Jacqueline Matthews-Stroud looks at the philosophical, yet important practical, issue of how and when to hear from children themselves.
In 2007 a report by a sub-group of the Family Justice Council said: “There is an increasing body of research evidence that demonstrates that children want more involvement in the court process.” Children felt that the proceedings were happening to them but they were excluded, powerless to influence, contribute or even make their voice heard in the process. This paper was entitled ‘Starting the debate’.
The writers anticipated that some children would be content for a CAFCASS officer or social worker to represent their views, some would want to complete a wishes and feelings statement with the officer, write a letter to the judge, visit court, meet the judge or receive a copy of the judgment appropriately edited.
The paper indicated that, as a broad proposition, there were good reasons why judges should be less reluctant to see children than has hitherto been the case.
The practical issues surrounding a child seeing a judge were set out, but ‘the way ahead’ was seen as it being desirable for CAFCASS officers to ask all children over the age of 7 whether they would like to be involved in the court process and to prompt the child by suggesting the possibilities.
The “Guidelines for Judges Meeting Children who are Subject to Family Proceedings”  2 FLR 1872 were issued by the Family Justice Council and Sir Nicholas Wall, then President of the Family Division, in April 2010. The purpose of these guidelines being to encourage judges to enable children to feel more involved and connected with proceedings in which important decisions are made in their lives and to give them an opportunity to satisfy themselves that the judge has understood their wishes and feelings and understand the nature of the judge’s task.
It is important to remember that the purpose in seeing the child is not to gather evidence but to enable the child to gain an understanding of what is going on and to be reassured that the judge has understood him/her. In Re KP (A Child)  EWCA Civ 554, for instance, the Court of Appeal found that the judge at the conclusion of Hague Convention proceedings had crossed the line between simply meeting the child under the 2010 Guidelines and actually eliciting evidence from the child.

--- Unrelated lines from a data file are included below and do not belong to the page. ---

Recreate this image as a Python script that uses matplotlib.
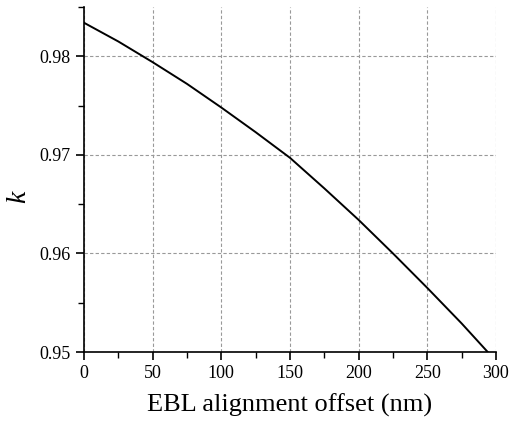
import numpy as np
import matplotlib.pyplot as plt
from matplotlib.ticker import MultipleLocator

plt.rcParams['font.family'] = ['Liberation Serif', 'DejaVu Serif']
plt.rcParams['mathtext.fontset'] = 'custom'
plt.rcParams['mathtext.it'] = 'Liberation Serif:italic'

# coupling coefficient vs alignment offset
offset = [0, 25, 50, 75, 100, 125, 150, 175, 200, 225, 250, 275, 294]
k = [0.9834, 0.9815, 0.9794, 0.9772, 0.9748, 0.9723, 0.9697, 0.9666,
     0.9634, 0.9600, 0.9565, 0.9529, 0.9500]

fig = plt.figure(figsize=(5.1, 4.23), dpi=100)
ax = fig.add_axes([0.1647, 0.1678, 0.8078, 0.8157])

ax.plot(offset, k, color='black', lw=1.4)

ax.set_xlim(0, 300)
ax.set_ylim(0.95, 0.985)
ax.xaxis.set_major_locator(MultipleLocator(50))
ax.xaxis.set_minor_locator(MultipleLocator(25))
ax.yaxis.set_major_locator(MultipleLocator(0.01))
ax.yaxis.set_minor_locator(MultipleLocator(0.005))
ax.yaxis.set_major_formatter(plt.FuncFormatter(lambda v, p: f'{v:.2f}'))

ax.grid(True, which='major', ls=(0, (3, 2)), color='#999999', lw=0.8)
ax.spines['top'].set_visible(False)
ax.spines['right'].set_visible(False)
for s in ('left', 'bottom'):
    ax.spines[s].set_linewidth(1.2)

ax.tick_params(which='major', direction='out', length=6, width=1.2, labelsize=13)
ax.tick_params(which='minor', direction='out', length=4, width=1.0)

ax.set_xlabel('EBL alignment offset (nm)', fontsize=19, labelpad=8)
ax.set_ylabel('$k$', fontsize=20)
ax.yaxis.set_label_coords(-0.125, 0.45)

fig.savefig('out.png', dpi=100)
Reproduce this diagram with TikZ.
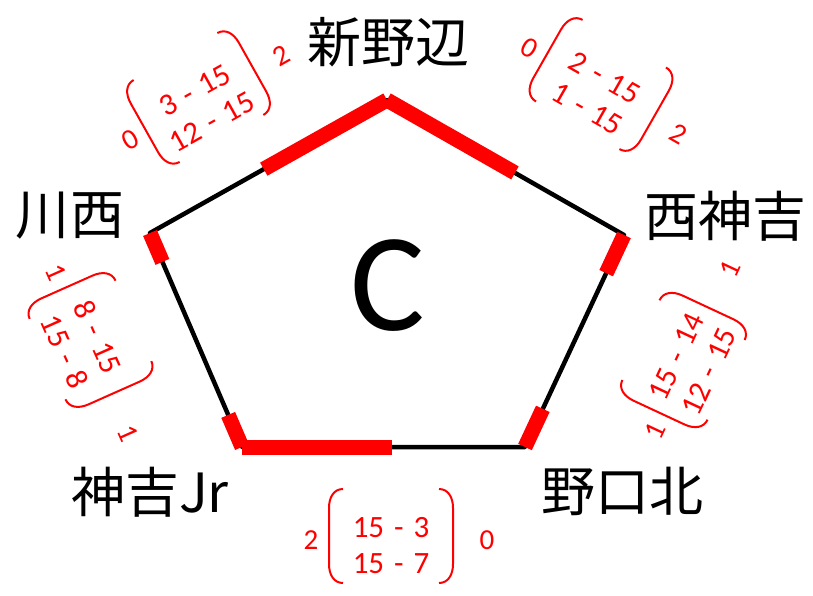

Moore-Bick LJ, in giving reasons for the court’s judgment, also set out further guidance upon this issue at paragraph 56:
“i) During that part of any meeting between a young person and a judge in which the judge is listening to the child's point of view and hearing what they have to say, the judge's role should be largely that of a passive recipient of whatever communication the young person wishes to transmit.
ii) The purpose of the meeting is not to obtain evidence and the judge should not, therefore, probe or seek to test whatever it is that the child wishes to say. The meeting is primarily for the benefit of the child, rather than for the benefit of the forensic process by providing additional evidence to the judge. As the Guidelines state, the task of gathering evidence is for the specialist CAFCASS officers who have, as Mr Gupta submits, developed an expertise in this field.
iii) A meeting, such as in the present case, taking place prior to the judge deciding upon the central issues should be for the dual purposes of allowing the judge to hear what the young person may wish to volunteer and for the young person to hear the judge explain the nature of the court process. Whilst not wishing to be prescriptive, and whilst acknowledging that the encounter will proceed at the pace of the child, which will vary from case to case, it is difficult to envisage circumstances in which such a meeting would last for more than 20 minutes or so.
iv) If the child volunteers evidence that would or might be relevant to the outcome of the proceedings, the judge should report back to the parties and determine whether, and if so how, that evidence should be adduced.”
The judge, Parker J, was found to have adopted a process in which she sought to ‘probe’ K’s wishes and feelings over the course of more than an hour by asking some 87 questions. This, despite care self-direction, strayed significantly over the line and into the process of gathering evidence.
It would seem that this is now an area that will be the subject of further review.
One of their tasks will be to review the Family Justice Council’s April 2010 Guidelines for Judges Meeting Children who are Subject to Family Proceedings  2 FLR 1872, particularly in the light of the Court of Appeal’s recent decision in Re KP  EWCA Civ 554.
In the meantime, judges will continue to exercise their judicial discretion as to whether they should personally interview a child. ECHR Art 12 provides that a child should be heard in any judicial proceedings affecting him either directly or through a representative. However, this is simply an opportunity for the child to say whatever it is they wish to say to the judge who is to make an important decision affecting the child’s life.